How Planning Poker Works: Step by Step
A planning poker session follows a consistent structure:
- The moderator reads a user story. The product owner or scrum master presents the story and its acceptance criteria. Team members can ask clarifying questions.
- Everyone picks a card privately. Each team member selects the card that represents their effort estimate. No one shares their choice.
- All cards are revealed simultaneously. When everyone is ready, all cards flip at once. This is the core mechanic — it prevents anyone from anchoring on another person's estimate.
- Discuss the spread. If all estimates agree (or are close enough), move on. If there is significant spread, the person with the highest estimate and the person with the lowest each explain their reasoning.
- Re-vote if needed. After discussion, the team votes again. Usually one or two more rounds are enough to reach consensus.
- Record the final estimate and move to the next story.
Why Hidden Voting Is the Key
The simultaneous reveal is not a gimmick — it is the structural property that makes planning poker produce better estimates than alternatives like gut-feel or expert judgment.
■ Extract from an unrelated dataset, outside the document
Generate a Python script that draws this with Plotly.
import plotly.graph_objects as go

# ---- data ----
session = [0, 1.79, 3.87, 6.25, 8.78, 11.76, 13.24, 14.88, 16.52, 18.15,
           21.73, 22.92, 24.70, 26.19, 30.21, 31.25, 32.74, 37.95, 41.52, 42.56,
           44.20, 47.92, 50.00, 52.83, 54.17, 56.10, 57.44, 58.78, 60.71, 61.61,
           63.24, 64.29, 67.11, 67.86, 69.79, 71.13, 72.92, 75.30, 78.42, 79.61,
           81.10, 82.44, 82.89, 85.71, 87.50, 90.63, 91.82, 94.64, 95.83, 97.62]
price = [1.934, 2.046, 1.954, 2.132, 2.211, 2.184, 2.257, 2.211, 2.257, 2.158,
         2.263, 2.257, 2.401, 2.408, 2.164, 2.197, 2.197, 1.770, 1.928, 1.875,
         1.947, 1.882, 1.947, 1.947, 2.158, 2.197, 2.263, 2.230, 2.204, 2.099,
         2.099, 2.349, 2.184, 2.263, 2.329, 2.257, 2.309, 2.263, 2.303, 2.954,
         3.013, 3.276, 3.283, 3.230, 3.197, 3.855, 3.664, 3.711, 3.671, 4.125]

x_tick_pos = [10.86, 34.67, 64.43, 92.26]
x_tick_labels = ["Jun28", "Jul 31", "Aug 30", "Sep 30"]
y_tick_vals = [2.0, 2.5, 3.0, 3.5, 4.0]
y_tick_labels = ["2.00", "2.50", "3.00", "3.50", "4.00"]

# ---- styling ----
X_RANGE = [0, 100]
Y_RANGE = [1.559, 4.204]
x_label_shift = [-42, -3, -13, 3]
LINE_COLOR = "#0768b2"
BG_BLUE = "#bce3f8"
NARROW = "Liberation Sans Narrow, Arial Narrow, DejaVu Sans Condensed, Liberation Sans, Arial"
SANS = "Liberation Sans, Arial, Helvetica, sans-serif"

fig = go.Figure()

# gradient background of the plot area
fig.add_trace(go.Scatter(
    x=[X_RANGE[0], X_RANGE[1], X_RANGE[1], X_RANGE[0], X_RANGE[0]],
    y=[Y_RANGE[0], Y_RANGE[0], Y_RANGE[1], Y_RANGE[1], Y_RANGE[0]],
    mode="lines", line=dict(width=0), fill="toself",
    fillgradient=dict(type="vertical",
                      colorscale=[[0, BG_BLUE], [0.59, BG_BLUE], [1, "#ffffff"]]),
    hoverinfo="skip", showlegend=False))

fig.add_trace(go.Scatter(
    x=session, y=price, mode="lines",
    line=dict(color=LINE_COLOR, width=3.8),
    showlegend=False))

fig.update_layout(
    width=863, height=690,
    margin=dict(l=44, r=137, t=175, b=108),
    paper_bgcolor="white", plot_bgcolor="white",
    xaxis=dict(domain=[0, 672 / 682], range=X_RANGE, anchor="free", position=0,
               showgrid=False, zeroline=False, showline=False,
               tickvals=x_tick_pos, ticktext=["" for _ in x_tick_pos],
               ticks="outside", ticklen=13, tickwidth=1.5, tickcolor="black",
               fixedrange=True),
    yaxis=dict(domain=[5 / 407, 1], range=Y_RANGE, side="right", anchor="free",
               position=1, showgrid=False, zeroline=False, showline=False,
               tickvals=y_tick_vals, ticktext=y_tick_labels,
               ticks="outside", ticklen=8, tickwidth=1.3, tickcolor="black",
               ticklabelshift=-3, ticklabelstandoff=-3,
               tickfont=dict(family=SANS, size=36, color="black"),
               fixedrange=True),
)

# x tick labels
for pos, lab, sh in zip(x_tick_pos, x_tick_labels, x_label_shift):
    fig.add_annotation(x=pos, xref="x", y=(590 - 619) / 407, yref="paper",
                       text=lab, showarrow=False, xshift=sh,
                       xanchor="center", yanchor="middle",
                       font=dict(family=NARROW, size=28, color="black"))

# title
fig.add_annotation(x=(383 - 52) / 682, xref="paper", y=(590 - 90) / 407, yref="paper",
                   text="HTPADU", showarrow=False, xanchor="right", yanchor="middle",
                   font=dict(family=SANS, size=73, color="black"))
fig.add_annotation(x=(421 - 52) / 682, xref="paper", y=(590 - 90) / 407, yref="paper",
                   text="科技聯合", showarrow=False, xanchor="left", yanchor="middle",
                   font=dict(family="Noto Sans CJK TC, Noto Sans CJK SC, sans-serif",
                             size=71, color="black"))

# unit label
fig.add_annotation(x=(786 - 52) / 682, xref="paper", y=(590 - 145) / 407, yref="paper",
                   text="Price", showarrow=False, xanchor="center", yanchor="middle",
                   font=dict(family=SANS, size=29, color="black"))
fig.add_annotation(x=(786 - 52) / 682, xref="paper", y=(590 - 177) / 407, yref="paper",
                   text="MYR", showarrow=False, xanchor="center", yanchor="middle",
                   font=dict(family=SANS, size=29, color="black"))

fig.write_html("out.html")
The psychological phenomenon it prevents is called anchoring bias: when we hear a number before forming our own opinion, our estimate gravitates toward that number even if our independent judgment would be quite different. In a traditional estimation meeting, the first person to speak (typically the most senior or most vocal) sets an anchor that everyone else adjusts around rather than reasoning from scratch.
Hidden voting forces every team member to commit to a number based on their own understanding of the story before they can be influenced. The resulting spread of estimates is more honest — and the discussion it triggers is more productive — than any amount of open debate.
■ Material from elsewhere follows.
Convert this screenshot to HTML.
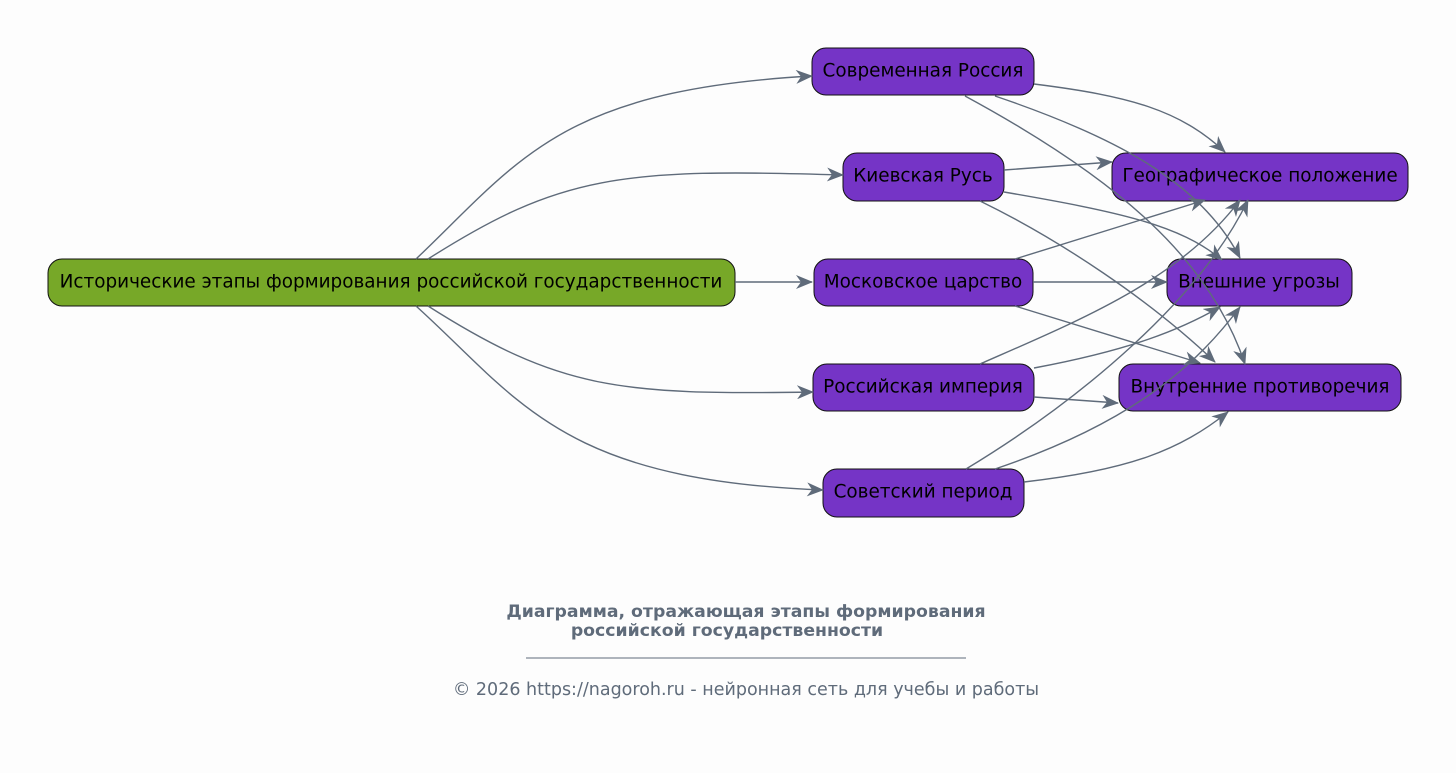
<!DOCTYPE html>
<html><head><meta charset="utf-8"><style>
body{margin:0;background:#fdfdfd;}
svg{display:block;font-family:"DejaVu Sans","Liberation Sans",sans-serif;}
.n{fill:#7534c6;stroke:#111;stroke-width:1}
.t{font-size:18.4px;fill:#000;text-anchor:middle;dominant-baseline:central}
.e{fill:none;stroke:#5f6b7a;stroke-width:1.4;marker-end:url(#a)}
</style></head><body>
<svg width="1456" height="773" viewBox="0 0 1456 773">
<defs><marker id="a" markerWidth="18" markerHeight="14" refX="16" refY="7" orient="auto" markerUnits="userSpaceOnUse">
<path d="M0,0 L17,7 L0,14 L5,7 z" fill="#5f6b7a"/></marker></defs>
<rect width="1456" height="773" fill="#fdfdfd"/>
<rect class="n" x="48" y="259" width="687" height="47" rx="14" style="fill:#77a828"/>
<text class="t" x="391" y="282">Исторические этапы формирования российской государственности</text>
<rect class="n" x="812" y="48" width="222" height="47" rx="14"/><text class="t" x="923" y="71">Современная Россия</text>
<rect class="n" x="843" y="153" width="161" height="48" rx="14"/><text class="t" x="923" y="176">Киевская Русь</text>
<rect class="n" x="814" y="259" width="219" height="47" rx="14"/><text class="t" x="923" y="282">Московское царство</text>
<rect class="n" x="813" y="364" width="221" height="47" rx="14"/><text class="t" x="923" y="387">Российская империя</text>
<rect class="n" x="823" y="469" width="201" height="48" rx="14"/><text class="t" x="923" y="492">Советский период</text>
<rect class="n" x="1112" y="153" width="296" height="48" rx="14"/><text class="t" x="1260" y="176">Географическое положение</text>
<rect class="n" x="1167" y="259" width="185" height="47" rx="14"/><text class="t" x="1259" y="282">Внешние угрозы</text>
<rect class="n" x="1119" y="364" width="282" height="47" rx="14"/><text class="t" x="1260" y="387">Внутренние противоречия</text>
<g>
<path class="e" d="M416,259 C520,160 560,90 812,76"/>
<path class="e" d="M428,259 C560,175 620,168 843,175"/>
<path class="e" d="M735,282 L812,282"/>
<path class="e" d="M428,306 C560,390 620,395 813,392"/>
<path class="e" d="M416,306 C520,400 560,480 823,490"/>
<path class="e" d="M1034,84 C1130,96 1180,110 1225,152"/>
<path class="e" d="M995,96 C1110,135 1200,180 1240,258"/>
<path class="e" d="M965,96 C1120,180 1210,260 1245,364"/>
<path class="e" d="M1004,170 L1112,162"/>
<path class="e" d="M1004,192 C1120,212 1180,225 1222,260"/>
<path class="e" d="M980,201 C1060,240 1150,300 1215,362"/>
<path class="e" d="M1015,259 L1205,200"/>
<path class="e" d="M1033,282 L1167,282"/>
<path class="e" d="M1015,306 L1200,363"/>
<path class="e" d="M980,364 C1080,320 1180,280 1240,200"/>
<path class="e" d="M1034,368 C1130,350 1180,330 1220,307"/>
<path class="e" d="M1034,397 L1118,403"/>
<path class="e" d="M966,469 C1080,400 1200,300 1248,200"/>
<path class="e" d="M995,469 C1140,420 1200,360 1240,307"/>
<path class="e" d="M1024,482 C1130,470 1180,450 1228,412"/>
</g>
<text x="746" y="617" font-size="17.3" font-weight="bold" fill="#5f6b7a" text-anchor="middle">Диаграмма, отражающая этапы формирования</text>
<text x="727" y="636" font-size="17.3" font-weight="bold" fill="#5f6b7a" text-anchor="middle">российской государственности</text>
<line x1="526" y1="658" x2="966" y2="658" stroke="#5f6b7a" stroke-width="1"/>
<text x="746" y="695" font-size="17.5" fill="#5f6b7a" text-anchor="middle">© 2026 https://nagoroh.ru - нейронная сеть для учебы и работы</text>
</svg>
</body></html>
When Estimates Disagree: The Planning Poker Discussion
A large spread of estimates is not a failure — it is valuable signal. The most informative discussions in planning poker happen when a developer votes 2 and a QA engineer votes 13 for the same story. Their disagreement usually means one of three things:
- Different understanding of scope. The story's acceptance criteria are ambiguous. The solution is to clarify, not debate.
- Different awareness of complexity. One team member knows about a hidden dependency or technical debt that others don't. Surface it.
- Different estimation anchors. Each person is comparing the story to different reference stories. Agreeing on a reference story — "this is definitely bigger than the login flow but smaller than the payment integration" — usually closes the gap quickly.
Planning Poker vs. Other Estimation Techniques
T-shirt sizing is faster and better for rough triage, but produces non-ordinal estimates that are harder to compare or aggregate into velocity.
Three-point estimation (best case, most likely, worst case) captures uncertainty explicitly but is more time-consuming and produces estimates that teams often struggle to use in sprint planning.
Expert judgment (one person estimates for the whole team) is fast but produces anchored estimates and misses the collective knowledge of the team.
Planning poker strikes a practical balance: it is fast enough to estimate a full sprint's backlog in 60–90 minutes, produces estimates that represent the team's collective understanding, and generates the discussion that builds shared knowledge about the work ahead.